** Begin Information supplied **

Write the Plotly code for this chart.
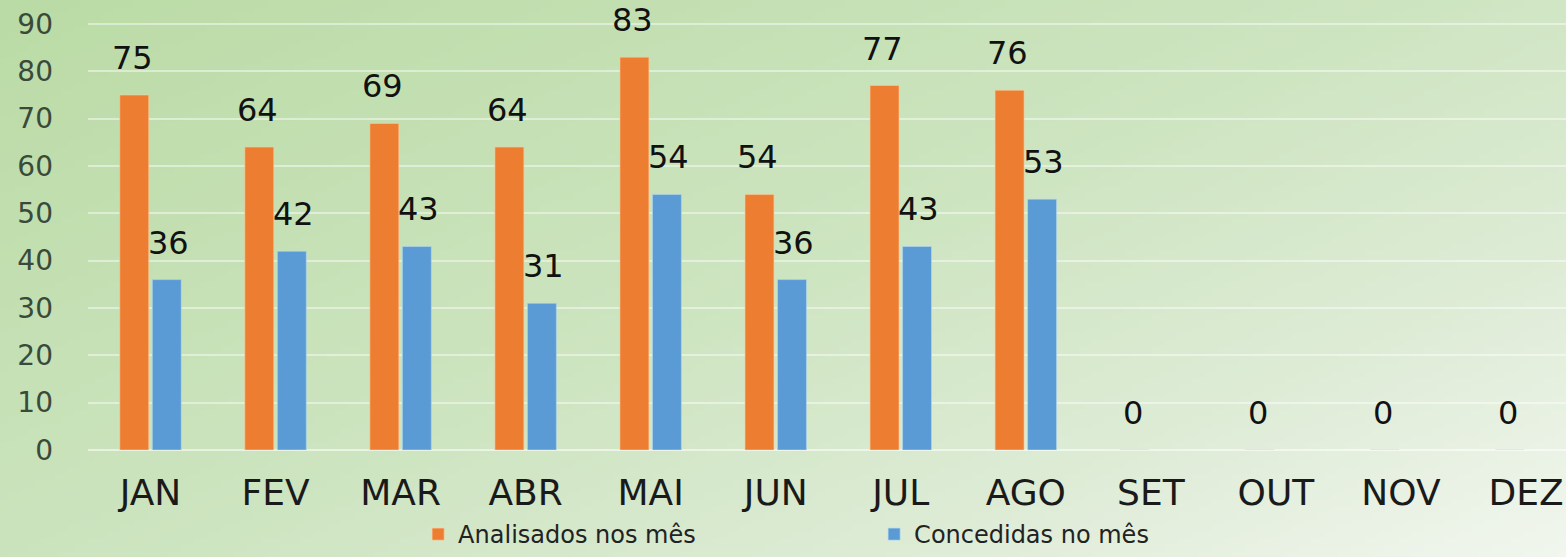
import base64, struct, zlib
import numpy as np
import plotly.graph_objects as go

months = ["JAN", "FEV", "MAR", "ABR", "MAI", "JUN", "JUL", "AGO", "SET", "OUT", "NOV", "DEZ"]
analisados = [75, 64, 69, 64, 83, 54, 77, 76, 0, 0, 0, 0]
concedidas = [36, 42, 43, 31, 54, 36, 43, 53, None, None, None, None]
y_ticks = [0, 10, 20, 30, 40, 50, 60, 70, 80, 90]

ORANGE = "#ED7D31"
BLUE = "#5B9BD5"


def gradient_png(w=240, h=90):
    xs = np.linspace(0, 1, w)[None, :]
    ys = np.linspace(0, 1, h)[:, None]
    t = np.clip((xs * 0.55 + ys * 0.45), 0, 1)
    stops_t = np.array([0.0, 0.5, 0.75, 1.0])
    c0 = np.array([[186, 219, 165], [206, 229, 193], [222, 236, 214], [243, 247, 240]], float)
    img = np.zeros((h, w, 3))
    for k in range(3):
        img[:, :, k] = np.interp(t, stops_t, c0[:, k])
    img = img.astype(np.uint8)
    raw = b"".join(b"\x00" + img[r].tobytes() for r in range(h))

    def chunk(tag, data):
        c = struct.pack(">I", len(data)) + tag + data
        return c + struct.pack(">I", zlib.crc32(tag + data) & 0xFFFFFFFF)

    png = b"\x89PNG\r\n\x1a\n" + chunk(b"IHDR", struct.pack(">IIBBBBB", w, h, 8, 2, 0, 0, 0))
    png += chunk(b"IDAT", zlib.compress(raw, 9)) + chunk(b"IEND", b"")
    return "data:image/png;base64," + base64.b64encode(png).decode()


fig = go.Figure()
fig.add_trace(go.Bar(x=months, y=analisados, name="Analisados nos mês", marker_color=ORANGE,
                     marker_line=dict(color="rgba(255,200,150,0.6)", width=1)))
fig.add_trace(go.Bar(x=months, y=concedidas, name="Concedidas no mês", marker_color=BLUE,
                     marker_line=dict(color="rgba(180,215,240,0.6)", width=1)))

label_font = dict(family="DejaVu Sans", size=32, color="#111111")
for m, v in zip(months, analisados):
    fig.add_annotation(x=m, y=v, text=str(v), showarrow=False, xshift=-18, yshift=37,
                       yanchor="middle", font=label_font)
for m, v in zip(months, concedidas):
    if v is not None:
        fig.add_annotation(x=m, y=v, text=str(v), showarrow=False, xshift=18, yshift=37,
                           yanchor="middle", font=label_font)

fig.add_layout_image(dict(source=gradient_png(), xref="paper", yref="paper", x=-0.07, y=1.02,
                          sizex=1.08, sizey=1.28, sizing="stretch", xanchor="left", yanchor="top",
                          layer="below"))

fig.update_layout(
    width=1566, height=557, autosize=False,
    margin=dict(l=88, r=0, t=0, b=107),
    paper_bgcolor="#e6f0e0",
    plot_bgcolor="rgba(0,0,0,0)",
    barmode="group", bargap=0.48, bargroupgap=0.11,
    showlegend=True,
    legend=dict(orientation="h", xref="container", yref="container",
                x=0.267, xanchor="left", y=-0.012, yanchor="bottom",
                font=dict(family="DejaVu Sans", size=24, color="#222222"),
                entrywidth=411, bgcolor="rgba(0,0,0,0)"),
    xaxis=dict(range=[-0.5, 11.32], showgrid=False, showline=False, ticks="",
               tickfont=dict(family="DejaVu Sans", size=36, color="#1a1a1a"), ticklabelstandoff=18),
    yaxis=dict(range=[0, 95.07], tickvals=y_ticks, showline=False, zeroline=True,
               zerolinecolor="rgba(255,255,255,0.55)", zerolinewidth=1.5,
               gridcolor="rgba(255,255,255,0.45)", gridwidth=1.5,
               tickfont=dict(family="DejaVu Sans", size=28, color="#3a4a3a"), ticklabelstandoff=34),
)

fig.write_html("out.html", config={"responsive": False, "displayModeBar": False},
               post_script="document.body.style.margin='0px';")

** End Information supplied **

• _Requirements_
Each line of the material must be retyped exactly, except that images are omitted.

• _The response_
Write the Plotly code for this chart.
import base64, struct, zlib
import numpy as np
import plotly.graph_objects as go

months = ["JAN", "FEV", "MAR", "ABR", "MAI", "JUN", "JUL", "AGO", "SET", "OUT", "NOV", "DEZ"]
analisados = [75, 64, 69, 64, 83, 54, 77, 76, 0, 0, 0, 0]
concedidas = [36, 42, 43, 31, 54, 36, 43, 53, None, None, None, None]
y_ticks = [0, 10, 20, 30, 40, 50, 60, 70, 80, 90]

ORANGE = "#ED7D31"
BLUE = "#5B9BD5"


def gradient_png(w=240, h=90):
    xs = np.linspace(0, 1, w)[None, :]
    ys = np.linspace(0, 1, h)[:, None]
    t = np.clip((xs * 0.55 + ys * 0.45), 0, 1)
    stops_t = np.array([0.0, 0.5, 0.75, 1.0])
    c0 = np.array([[186, 219, 165], [206, 229, 193], [222, 236, 214], [243, 247, 240]], float)
    img = np.zeros((h, w, 3))
    for k in range(3):
        img[:, :, k] = np.interp(t, stops_t, c0[:, k])
    img = img.astype(np.uint8)
    raw = b"".join(b"\x00" + img[r].tobytes() for r in range(h))

    def chunk(tag, data):
        c = struct.pack(">I", len(data)) + tag + data
        return c + struct.pack(">I", zlib.crc32(tag + data) & 0xFFFFFFFF)

    png = b"\x89PNG\r\n\x1a\n" + chunk(b"IHDR", struct.pack(">IIBBBBB", w, h, 8, 2, 0, 0, 0))
    png += chunk(b"IDAT", zlib.compress(raw, 9)) + chunk(b"IEND", b"")
    return "data:image/png;base64," + base64.b64encode(png).decode()


fig = go.Figure()
fig.add_trace(go.Bar(x=months, y=analisados, name="Analisados nos mês", marker_color=ORANGE,
                     marker_line=dict(color="rgba(255,200,150,0.6)", width=1)))
fig.add_trace(go.Bar(x=months, y=concedidas, name="Concedidas no mês", marker_color=BLUE,
                     marker_line=dict(color="rgba(180,215,240,0.6)", width=1)))

label_font = dict(family="DejaVu Sans", size=32, color="#111111")
for m, v in zip(months, analisados):
    fig.add_annotation(x=m, y=v, text=str(v), showarrow=False, xshift=-18, yshift=37,
                       yanchor="middle", font=label_font)
for m, v in zip(months, concedidas):
    if v is not None:
        fig.add_annotation(x=m, y=v, text=str(v), showarrow=False, xshift=18, yshift=37,
                           yanchor="middle", font=label_font)

fig.add_layout_image(dict(source=gradient_png(), xref="paper", yref="paper", x=-0.07, y=1.02,
                          sizex=1.08, sizey=1.28, sizing="stretch", xanchor="left", yanchor="top",
                          layer="below"))

fig.update_layout(
    width=1566, height=557, autosize=False,
    margin=dict(l=88, r=0, t=0, b=107),
    paper_bgcolor="#e6f0e0",
    plot_bgcolor="rgba(0,0,0,0)",
    barmode="group", bargap=0.48, bargroupgap=0.11,
    showlegend=True,
    legend=dict(orientation="h", xref="container", yref="container",
                x=0.267, xanchor="left", y=-0.012, yanchor="bottom",
                font=dict(family="DejaVu Sans", size=24, color="#222222"),
                entrywidth=411, bgcolor="rgba(0,0,0,0)"),
    xaxis=dict(range=[-0.5, 11.32], showgrid=False, showline=False, ticks="",
               tickfont=dict(family="DejaVu Sans", size=36, color="#1a1a1a"), ticklabelstandoff=18),
    yaxis=dict(range=[0, 95.07], tickvals=y_ticks, showline=False, zeroline=True,
               zerolinecolor="rgba(255,255,255,0.55)", zerolinewidth=1.5,
               gridcolor="rgba(255,255,255,0.45)", gridwidth=1.5,
               tickfont=dict(family="DejaVu Sans", size=28, color="#3a4a3a"), ticklabelstandoff=34),
)

fig.write_html("out.html", config={"responsive": False, "displayModeBar": False},
               post_script="document.body.style.margin='0px';")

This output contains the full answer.